The other interesting series here is the Penguins and Capitals series, where both teams shifted into higher call rates than normal but the Capitals got a distinct advantage in power play opportunities. That is better quantified by the chart below:
The population deviation here is 0.432, which puts four teams beyond it, Dallas and Pittsburgh on the negative side and St. Louis and Washington on the positive side. Unlike the first round, being on the right side of the special teams changes doesn't seem to correlate with success in the series, though it is interesting to note there are two series with big swings and two series that are a lot more even overall.
From a Stars perspective, this again shows the frustration with the series.

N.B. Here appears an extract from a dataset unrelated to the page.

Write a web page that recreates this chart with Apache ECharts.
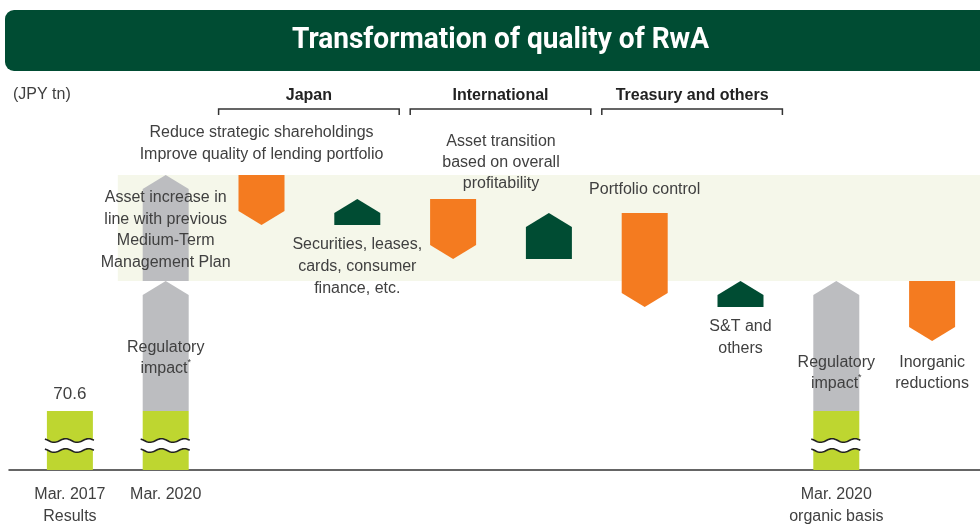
<!DOCTYPE html>
<html><head><meta charset="utf-8">
<script src="https://cdn.jsdelivr.net/npm/echarts@6/dist/echarts.min.js"></script>
<style>html,body{margin:0;padding:0;background:#fff}#c{width:980px;height:524px}</style>
</head><body><div id="c"></div>
<script>
// ---- data (JPY tn, conceptual levels) ----
const categories = ['Mar. 2017 Results','Mar. 2020','Japan reduce','Japan increase','International reduce','International increase','Treasury reduce','Treasury increase','Mar. 2020 organic basis','Inorganic reductions'];
const axisLabels = ['Mar. 2017\nResults','Mar. 2020','','','','','','','Mar. 2020\norganic basis',''];
const baseCats = [0, 1, 8];
const baseValues = [70.6, 70.6, 70.6];
const arrowCats = [1, 1, 2, 3, 4, 5, 6, 7, 8, 9];
const arrowFrom = [70.6, 77.1, 82.4, 79.9, 81.2, 78.2, 80.5, 75.8, 70.6, 77.1];
const arrowTo   = [77.1, 82.4, 79.9, 81.2, 78.2, 80.5, 75.8, 77.1, 77.1, 74.1];
const arrowKinds = ['regulatory','plan','reduce','increase','reduce','increase','reduce','increase','regulatory','reduce'];
const groupNames = ['Japan','International','Treasury and others'];
const groupFrom = [2, 4, 6];
const groupTo = [3, 5, 7];
const bandCats = [1, 9];
const bandValues = [77.1, 82.4];
const noteCats = [1, 2, 3, 4.5, 6, 7, 1, 8, 9, 0];
const noteTexts = [
  'Asset increase in\nline with previous\nMedium-Term\nManagement Plan',
  'Reduce strategic shareholdings\nImprove quality of lending portfolio',
  'Securities, leases,\ncards, consumer\nfinance, etc.',
  'Asset transition\nbased on overall\nprofitability',
  'Portfolio control',
  'S&T and\nothers',
  'Regulatory\nimpact{s|*}',
  'Regulatory\nimpact{s|*}',
  'Inorganic\nreductions',
  '70.6'
];
const unitLabel = '(JPY tn)';
const titleText = 'Transformation of quality of RwA';

// ---- layout / style ----
const noteTops = [187, 122, 234, 131, 179, 316, 337, 352, 352, 383];
const noteLH = [21.5, 22, 22, 21, 22, 22, 21, 21, 21, 22];
const C = {lime:'#bed630', gray:'#bcbdc0', orange:'#f47b20', dark:'#004c33', band:'#f5f7ea', text:'#404040'};
const kindColor = {regulatory:C.gray, plan:C.gray, reduce:C.orange, increase:C.dark};
const FONT = 'Liberation Sans';
const BAR_W = 46, HEAD = 14;

// measure title to get a condensed look
const TITLE_FONT = 'bold 30px Roboto';
const mctx = document.createElement('canvas').getContext('2d');
mctx.font = TITLE_FONT;
const titleScale = Math.min(1, 417 / mctx.measureText(titleText).width);

const chart = echarts.init(document.getElementById('c'));

function waveLine(x0, x1, yc, amp, per){
  const pts=[];
  for(let x=x0;x<=x1+0.01;x+=1){pts.push([x, yc - amp*Math.sin(2*Math.PI*(x-x0)/per + 2.2)]);}
  return pts;
}

chart.setOption({
  animation:false,
  graphic:[
    {type:'rect', z:-10, shape:{x:5,y:10,width:1000,height:61,r:9}, style:{fill:C.dark}},
    {type:'text', z:10, x:500.5, y:40, scaleX:titleScale, originX:0, originY:0,
     style:{text:titleText, font:TITLE_FONT, fill:'#fff', align:'center', verticalAlign:'middle'}}
  ],
  title:[{text:unitLabel, left:8, top:82, textStyle:{color:C.text, fontFamily:FONT, fontWeight:'normal', fontSize:16}}],
  grid:[{left:22, right:0, top:170, bottom:54, outerBoundsMode:'none', containLabel:false},
        {left:9, right:0, top:170, bottom:54, outerBoundsMode:'none', containLabel:false}],
  xAxis:[{type:'category', gridIndex:0, data:categories, boundaryGap:true,
          axisLine:{show:false}, axisTick:{show:false},
          axisLabel:{interval:0, margin:14, color:C.text, fontFamily:FONT, fontSize:16, lineHeight:22,
                     formatter:(v,i)=>axisLabels[i]}},
         {type:'value', gridIndex:1, min:0, max:1, axisLine:{show:true, lineStyle:{color:'#333', width:1.5}},
          axisTick:{show:false}, axisLabel:{show:false}, splitLine:{show:false}}],
  yAxis:[{type:'value', gridIndex:0, min:67.65, max:82.65, show:false},
         {type:'value', gridIndex:1, min:0, max:1, show:false}],
  series:[
    { // highlighted band
      type:'custom', z:1, xAxisIndex:0, yAxisIndex:0,
      data:[[bandCats[0], bandCats[1], bandValues[0], bandValues[1]]],
      renderItem:(p, api)=>{
        const half = api.size([1,0])[0]/2;
        const a = api.coord([api.value(0), api.value(2)]);
        const b = api.coord([api.value(1), api.value(3)]);
        return {type:'rect', shape:{x:a[0]-half, y:b[1], width:b[0]+half-(a[0]-half), height:a[1]-b[1]}, style:{fill:C.band}};
      }
    },
    { // arrows
      type:'custom', z:2, xAxisIndex:0, yAxisIndex:0,
      data: arrowCats.map((c,i)=>[c, arrowFrom[i], arrowTo[i], i]),
      renderItem:(p, api)=>{
        const f = api.coord([api.value(0), api.value(1)]);
        const t = api.coord([api.value(0), api.value(2)]);
        const x = f[0], hw = BAR_W/2, y0 = f[1], y1 = t[1];
        const kind = arrowKinds[api.value(3)];
        let pts;
        if (y1 < y0) pts = [[x-hw,y0],[x-hw,y1+HEAD],[x,y1],[x+hw,y1+HEAD],[x+hw,y0]];
        else pts = [[x-hw,y0],[x+hw,y0],[x+hw,y1-HEAD],[x,y1],[x-hw,y1-HEAD]];
        return {type:'polygon', shape:{points:pts}, style:{fill:kindColor[kind]}};
      }
    },
    { // broken base bars
      type:'custom', z:3, xAxisIndex:0, yAxisIndex:0,
      data: baseCats.map((c,i)=>[c, baseValues[i]]),
      renderItem:(p, api)=>{
        const top = api.coord([api.value(0), api.value(1)]);
        const bot = api.coord([api.value(0), 67.65]);
        const x = top[0], hw = BAR_W/2;
        const yb = bot[1];
        const w1 = waveLine(x-hw-2, x+hw+1, yb-29.5, 1.8, 23);
        const w2 = waveLine(x-hw-2, x+hw+1, yb-19.5, 1.8, 23);
        const fillPts = w1.concat(w2.slice().reverse());
        return {type:'group', children:[
          {type:'rect', shape:{x:x-hw, y:top[1], width:BAR_W, height:yb-top[1]}, style:{fill:C.lime}},
          {type:'polygon', shape:{points:fillPts}, style:{fill:'#fff'}},
          {type:'polyline', shape:{points:w1}, style:{stroke:'#222', lineWidth:1.6, fill:null}},
          {type:'polyline', shape:{points:w2}, style:{stroke:'#222', lineWidth:1.6, fill:null}}
        ]};
      }
    },
    { // group brackets
      type:'custom', z:5, xAxisIndex:0, yAxisIndex:0,
      data: groupFrom.map((g,i)=>[g, groupTo[i], i]),
      renderItem:(p, api)=>{
        const half = api.size([1,0])[0]/2;
        const x0 = api.coord([api.value(0), 80])[0]-half+5;
        const x1 = api.coord([api.value(1), 80])[0]+half-6;
        return {type:'group', children:[
          {type:'polyline', shape:{points:[[x0,115],[x0,109],[x1,109],[x1,115]]}, style:{stroke:'#333', lineWidth:1.5, fill:null}},
          {type:'text', x:(x0+x1)/2, y:96, style:{text:groupNames[api.value(2)], align:'center', verticalAlign:'middle',
            fill:'#222', font:'bold 16px "'+FONT+'"'}}
        ]};
      }
    },
    { // notes
      type:'custom', z:6, xAxisIndex:0, yAxisIndex:0,
      data: noteCats.map((c,i)=>[c, i]),
      renderItem:(p, api)=>{
        const c = api.value(0), i = api.value(1);
        const fl = Math.floor(c);
        const x = api.coord([fl, 80])[0] + (c-fl)*api.size([1,0])[0];
        return {type:'text', x:x, y:noteTops[i], style:{text:noteTexts[i], align:'center', verticalAlign:'top',
          fill:C.text, fontFamily:FONT, fontSize: i===9?17:16, lineHeight:noteLH[i],
          rich:{s:{fontSize:9, verticalAlign:'top', fill:C.text, fontFamily:FONT}}}};
      }
    }
  ]
});
</script></body></html>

The Blues had a huge positive special teams differential while the Stars struggled, which doesn't line up with either with the seeding or the style matchups (where one would assume a fast team would draw more calls against an obstruction-oriented team).
It is worth noting that such swings against all tendencies isn't a death knell, as the Penguins proved. And for as far-from-center as the Islanders, Lightning, Sharks and Predators were, they were all affected by the officiating in approximately the same way overall.
So what's the takeaway? That's all a matter of interpretation. It's clear that a few teams (St. Louis most notably, and the Caps while they lasted) have really benefited from the officiating style. The advantage is clear for the Blues in the second round and likely in the first, as a low-call series against a scary Blackhawks power play puts the Blues in a better position than the other way around.
As it is, Hitchcock is right that his team has no good reason to complain about the refereeing. They shouldn't be, as it's worked in their favor thus far.